Closed alalbiol closed 1 year ago
Hi,
Thank you very much for your interest in our work. I'm really glad that our work helps.
Your understanding of fig 8 is correct, no spatial information is used for the initial semantic map generation.
For the bidirectional attention, i.e., fig 1 (B), the 1x1 convolution on 2D semantic maps is essentially the same as the linear layer for sequence inputs, which element-wise transforms each token linearly. You can do it without reshaping and using linear layers. So we actually share the same idea on this point. I was initially want to incorporate spatial information into the semantic map, so I used the 1x1 conv on 2D semantic map. But after experiments, I found the spatial information doesn't help due to the small size of the semantic map.
I'm recently working on this repo to make support for distributed training and more datasets. The new updates will come soon once I finish the test. If you have any suggestions, for example, the support of any datasets or new features, please let me know.
Dear Yunhe, I have tested your model on several segmentation tasks with excellent results. I would like to ask you a quick question about your segmentation map.

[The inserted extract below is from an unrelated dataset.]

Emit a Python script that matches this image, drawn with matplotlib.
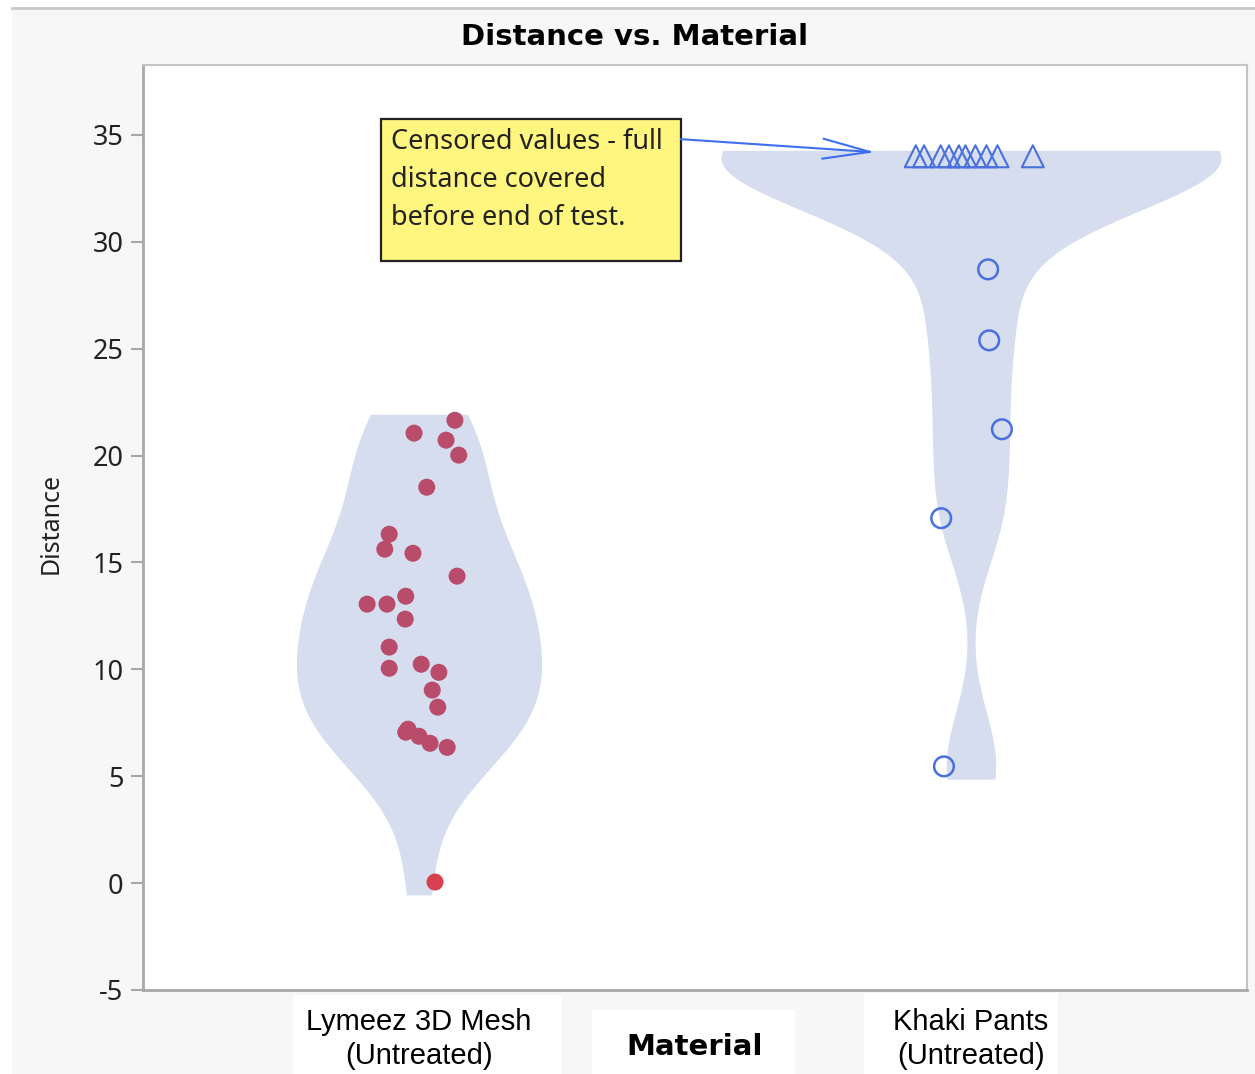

If I am not wrong once you compute the semantic map as in fig 8, all the spatial information is lost and you get a global summary of the scene. The upper branch with the softmax selects "where" to see and the lower branch selects "what" to see. This information is later refined using your network.
Interestingly, the bidirectional attention layers use 1x1 convolutions on the semantic maps. So information between adjacent pixels of the segmentation mask is never mixed. In fact the w, h dimensions are never used for anything and everything could be done equivantly without the reshape into the w and h dimensions. In the paper you say that convolutions are not used for the semantic maps, but I really think that convolutions shouldn't be used because they make no sense.
Finally, I really think that the proposed approach is very interesting and the semantic maps accumulate global information in each layer and for this reason the algoritmh works so well. But I would rewrite this interpretation of the h, w dimensions.